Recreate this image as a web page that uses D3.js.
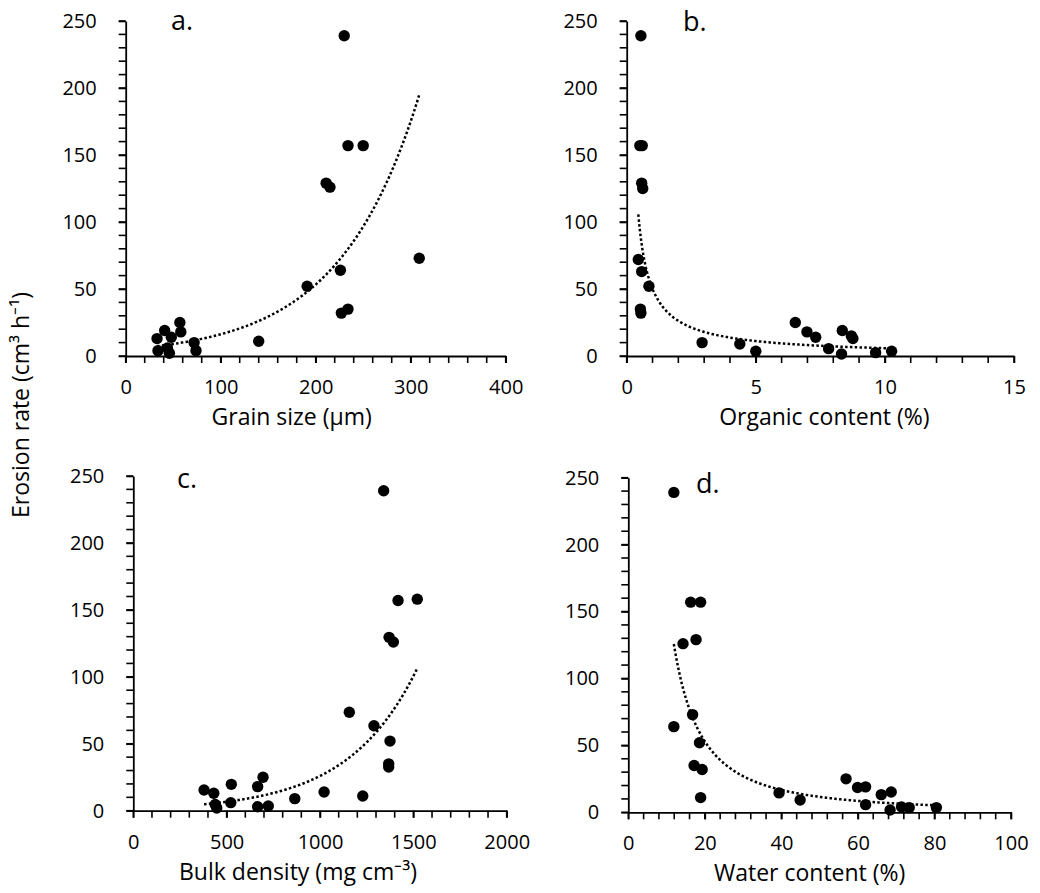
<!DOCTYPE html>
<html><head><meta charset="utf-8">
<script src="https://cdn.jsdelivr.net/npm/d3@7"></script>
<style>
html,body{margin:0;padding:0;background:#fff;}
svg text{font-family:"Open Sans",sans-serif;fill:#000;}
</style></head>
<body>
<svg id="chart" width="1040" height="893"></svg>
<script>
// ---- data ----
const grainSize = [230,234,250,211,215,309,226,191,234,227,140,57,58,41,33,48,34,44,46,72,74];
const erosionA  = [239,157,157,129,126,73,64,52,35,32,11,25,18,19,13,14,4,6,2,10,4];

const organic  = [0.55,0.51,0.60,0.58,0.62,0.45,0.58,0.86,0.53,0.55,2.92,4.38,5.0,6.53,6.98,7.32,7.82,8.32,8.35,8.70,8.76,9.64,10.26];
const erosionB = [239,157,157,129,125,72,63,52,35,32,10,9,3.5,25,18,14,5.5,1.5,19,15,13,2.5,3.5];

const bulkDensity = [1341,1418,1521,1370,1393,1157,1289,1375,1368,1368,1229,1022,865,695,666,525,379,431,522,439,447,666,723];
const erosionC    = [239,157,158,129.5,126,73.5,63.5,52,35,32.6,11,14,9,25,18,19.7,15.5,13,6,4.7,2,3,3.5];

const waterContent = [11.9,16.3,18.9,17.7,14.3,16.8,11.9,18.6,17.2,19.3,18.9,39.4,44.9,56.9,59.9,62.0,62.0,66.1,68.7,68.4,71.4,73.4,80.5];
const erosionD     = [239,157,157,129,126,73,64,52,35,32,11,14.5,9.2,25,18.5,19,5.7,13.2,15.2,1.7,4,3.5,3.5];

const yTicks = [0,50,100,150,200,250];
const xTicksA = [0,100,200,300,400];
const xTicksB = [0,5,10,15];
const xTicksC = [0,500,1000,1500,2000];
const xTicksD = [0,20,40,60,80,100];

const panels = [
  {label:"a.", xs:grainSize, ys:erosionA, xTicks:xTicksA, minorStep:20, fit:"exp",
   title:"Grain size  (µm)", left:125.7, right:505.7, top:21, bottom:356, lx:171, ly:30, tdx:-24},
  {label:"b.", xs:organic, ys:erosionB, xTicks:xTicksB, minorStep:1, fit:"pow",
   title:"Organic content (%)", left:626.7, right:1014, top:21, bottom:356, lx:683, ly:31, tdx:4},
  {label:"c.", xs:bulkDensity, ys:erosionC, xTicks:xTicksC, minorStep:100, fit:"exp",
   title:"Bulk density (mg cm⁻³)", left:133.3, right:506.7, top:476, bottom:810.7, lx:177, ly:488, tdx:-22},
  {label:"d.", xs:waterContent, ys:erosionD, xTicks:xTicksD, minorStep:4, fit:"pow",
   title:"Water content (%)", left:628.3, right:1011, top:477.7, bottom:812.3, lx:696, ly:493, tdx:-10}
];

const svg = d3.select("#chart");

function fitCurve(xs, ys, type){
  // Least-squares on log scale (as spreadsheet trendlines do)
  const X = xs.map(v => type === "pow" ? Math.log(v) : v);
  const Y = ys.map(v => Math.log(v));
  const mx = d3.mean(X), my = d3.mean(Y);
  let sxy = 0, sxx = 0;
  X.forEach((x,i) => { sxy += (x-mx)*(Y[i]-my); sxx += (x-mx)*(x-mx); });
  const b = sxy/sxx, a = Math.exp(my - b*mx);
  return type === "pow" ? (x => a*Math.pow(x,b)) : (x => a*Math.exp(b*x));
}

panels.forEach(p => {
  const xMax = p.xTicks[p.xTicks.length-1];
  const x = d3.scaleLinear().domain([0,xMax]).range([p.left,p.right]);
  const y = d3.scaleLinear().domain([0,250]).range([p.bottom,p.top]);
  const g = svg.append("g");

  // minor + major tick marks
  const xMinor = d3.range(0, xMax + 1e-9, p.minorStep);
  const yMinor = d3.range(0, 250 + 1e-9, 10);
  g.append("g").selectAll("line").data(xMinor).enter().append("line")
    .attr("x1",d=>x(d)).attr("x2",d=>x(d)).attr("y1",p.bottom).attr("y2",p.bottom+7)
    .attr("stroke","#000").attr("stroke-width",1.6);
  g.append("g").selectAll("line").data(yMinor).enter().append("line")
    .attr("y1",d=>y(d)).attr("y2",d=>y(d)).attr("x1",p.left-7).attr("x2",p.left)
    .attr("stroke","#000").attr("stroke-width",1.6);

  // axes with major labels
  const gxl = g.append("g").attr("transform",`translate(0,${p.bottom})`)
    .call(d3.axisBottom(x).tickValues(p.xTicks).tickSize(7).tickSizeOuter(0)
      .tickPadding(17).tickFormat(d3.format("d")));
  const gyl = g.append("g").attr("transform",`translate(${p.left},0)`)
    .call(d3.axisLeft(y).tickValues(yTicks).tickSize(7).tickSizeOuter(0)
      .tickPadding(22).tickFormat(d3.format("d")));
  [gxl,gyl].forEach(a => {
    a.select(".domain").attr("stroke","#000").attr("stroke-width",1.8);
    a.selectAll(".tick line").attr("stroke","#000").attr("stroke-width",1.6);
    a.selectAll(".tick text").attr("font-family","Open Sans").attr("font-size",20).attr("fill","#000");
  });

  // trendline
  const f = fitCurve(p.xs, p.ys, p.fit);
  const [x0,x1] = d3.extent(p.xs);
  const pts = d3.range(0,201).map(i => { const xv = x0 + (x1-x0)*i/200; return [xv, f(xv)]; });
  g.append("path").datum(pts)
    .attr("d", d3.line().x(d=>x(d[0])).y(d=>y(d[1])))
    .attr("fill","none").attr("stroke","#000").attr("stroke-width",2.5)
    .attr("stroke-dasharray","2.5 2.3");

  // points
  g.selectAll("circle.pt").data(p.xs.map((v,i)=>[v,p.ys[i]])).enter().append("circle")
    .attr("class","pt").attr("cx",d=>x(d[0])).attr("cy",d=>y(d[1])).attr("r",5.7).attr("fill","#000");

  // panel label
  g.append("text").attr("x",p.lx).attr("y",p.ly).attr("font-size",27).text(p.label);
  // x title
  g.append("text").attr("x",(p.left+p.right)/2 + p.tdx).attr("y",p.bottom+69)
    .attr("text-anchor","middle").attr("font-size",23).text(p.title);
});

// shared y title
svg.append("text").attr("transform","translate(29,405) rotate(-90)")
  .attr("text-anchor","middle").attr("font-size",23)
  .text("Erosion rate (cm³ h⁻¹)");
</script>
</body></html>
============================================================
» INSTRUCTIONS FOR THE TASK
Leave the images out and output the remaining material exactly as it stands.

» TASK RESPONSE
Recreate this image as a web page that uses D3.js.
<!DOCTYPE html>
<html><head><meta charset="utf-8">
<script src="https://cdn.jsdelivr.net/npm/d3@7"></script>
<style>
html,body{margin:0;padding:0;background:#fff;}
svg text{font-family:"Open Sans",sans-serif;fill:#000;}
</style></head>
<body>
<svg id="chart" width="1040" height="893"></svg>
<script>
// ---- data ----
const grainSize = [230,234,250,211,215,309,226,191,234,227,140,57,58,41,33,48,34,44,46,72,74];
const erosionA  = [239,157,157,129,126,73,64,52,35,32,11,25,18,19,13,14,4,6,2,10,4];

const organic  = [0.55,0.51,0.60,0.58,0.62,0.45,0.58,0.86,0.53,0.55,2.92,4.38,5.0,6.53,6.98,7.32,7.82,8.32,8.35,8.70,8.76,9.64,10.26];
const erosionB = [239,157,157,129,125,72,63,52,35,32,10,9,3.5,25,18,14,5.5,1.5,19,15,13,2.5,3.5];

const bulkDensity = [1341,1418,1521,1370,1393,1157,1289,1375,1368,1368,1229,1022,865,695,666,525,379,431,522,439,447,666,723];
const erosionC    = [239,157,158,129.5,126,73.5,63.5,52,35,32.6,11,14,9,25,18,19.7,15.5,13,6,4.7,2,3,3.5];

const waterContent = [11.9,16.3,18.9,17.7,14.3,16.8,11.9,18.6,17.2,19.3,18.9,39.4,44.9,56.9,59.9,62.0,62.0,66.1,68.7,68.4,71.4,73.4,80.5];
const erosionD     = [239,157,157,129,126,73,64,52,35,32,11,14.5,9.2,25,18.5,19,5.7,13.2,15.2,1.7,4,3.5,3.5];

const yTicks = [0,50,100,150,200,250];
const xTicksA = [0,100,200,300,400];
const xTicksB = [0,5,10,15];
const xTicksC = [0,500,1000,1500,2000];
const xTicksD = [0,20,40,60,80,100];

const panels = [
  {label:"a.", xs:grainSize, ys:erosionA, xTicks:xTicksA, minorStep:20, fit:"exp",
   title:"Grain size  (µm)", left:125.7, right:505.7, top:21, bottom:356, lx:171, ly:30, tdx:-24},
  {label:"b.", xs:organic, ys:erosionB, xTicks:xTicksB, minorStep:1, fit:"pow",
   title:"Organic content (%)", left:626.7, right:1014, top:21, bottom:356, lx:683, ly:31, tdx:4},
  {label:"c.", xs:bulkDensity, ys:erosionC, xTicks:xTicksC, minorStep:100, fit:"exp",
   title:"Bulk density (mg cm⁻³)", left:133.3, right:506.7, top:476, bottom:810.7, lx:177, ly:488, tdx:-22},
  {label:"d.", xs:waterContent, ys:erosionD, xTicks:xTicksD, minorStep:4, fit:"pow",
   title:"Water content (%)", left:628.3, right:1011, top:477.7, bottom:812.3, lx:696, ly:493, tdx:-10}
];

const svg = d3.select("#chart");

function fitCurve(xs, ys, type){
  // Least-squares on log scale (as spreadsheet trendlines do)
  const X = xs.map(v => type === "pow" ? Math.log(v) : v);
  const Y = ys.map(v => Math.log(v));
  const mx = d3.mean(X), my = d3.mean(Y);
  let sxy = 0, sxx = 0;
  X.forEach((x,i) => { sxy += (x-mx)*(Y[i]-my); sxx += (x-mx)*(x-mx); });
  const b = sxy/sxx, a = Math.exp(my - b*mx);
  return type === "pow" ? (x => a*Math.pow(x,b)) : (x => a*Math.exp(b*x));
}

panels.forEach(p => {
  const xMax = p.xTicks[p.xTicks.length-1];
  const x = d3.scaleLinear().domain([0,xMax]).range([p.left,p.right]);
  const y = d3.scaleLinear().domain([0,250]).range([p.bottom,p.top]);
  const g = svg.append("g");

  // minor + major tick marks
  const xMinor = d3.range(0, xMax + 1e-9, p.minorStep);
  const yMinor = d3.range(0, 250 + 1e-9, 10);
  g.append("g").selectAll("line").data(xMinor).enter().append("line")
    .attr("x1",d=>x(d)).attr("x2",d=>x(d)).attr("y1",p.bottom).attr("y2",p.bottom+7)
    .attr("stroke","#000").attr("stroke-width",1.6);
  g.append("g").selectAll("line").data(yMinor).enter().append("line")
    .attr("y1",d=>y(d)).attr("y2",d=>y(d)).attr("x1",p.left-7).attr("x2",p.left)
    .attr("stroke","#000").attr("stroke-width",1.6);

  // axes with major labels
  const gxl = g.append("g").attr("transform",`translate(0,${p.bottom})`)
    .call(d3.axisBottom(x).tickValues(p.xTicks).tickSize(7).tickSizeOuter(0)
      .tickPadding(17).tickFormat(d3.format("d")));
  const gyl = g.append("g").attr("transform",`translate(${p.left},0)`)
    .call(d3.axisLeft(y).tickValues(yTicks).tickSize(7).tickSizeOuter(0)
      .tickPadding(22).tickFormat(d3.format("d")));
  [gxl,gyl].forEach(a => {
    a.select(".domain").attr("stroke","#000").attr("stroke-width",1.8);
    a.selectAll(".tick line").attr("stroke","#000").attr("stroke-width",1.6);
    a.selectAll(".tick text").attr("font-family","Open Sans").attr("font-size",20).attr("fill","#000");
  });

  // trendline
  const f = fitCurve(p.xs, p.ys, p.fit);
  const [x0,x1] = d3.extent(p.xs);
  const pts = d3.range(0,201).map(i => { const xv = x0 + (x1-x0)*i/200; return [xv, f(xv)]; });
  g.append("path").datum(pts)
    .attr("d", d3.line().x(d=>x(d[0])).y(d=>y(d[1])))
    .attr("fill","none").attr("stroke","#000").attr("stroke-width",2.5)
    .attr("stroke-dasharray","2.5 2.3");

  // points
  g.selectAll("circle.pt").data(p.xs.map((v,i)=>[v,p.ys[i]])).enter().append("circle")
    .attr("class","pt").attr("cx",d=>x(d[0])).attr("cy",d=>y(d[1])).attr("r",5.7).attr("fill","#000");

  // panel label
  g.append("text").attr("x",p.lx).attr("y",p.ly).attr("font-size",27).text(p.label);
  // x title
  g.append("text").attr("x",(p.left+p.right)/2 + p.tdx).attr("y",p.bottom+69)
    .attr("text-anchor","middle").attr("font-size",23).text(p.title);
});

// shared y title
svg.append("text").attr("transform","translate(29,405) rotate(-90)")
  .attr("text-anchor","middle").attr("font-size",23)
  .text("Erosion rate (cm³ h⁻¹)");
</script>
</body></html>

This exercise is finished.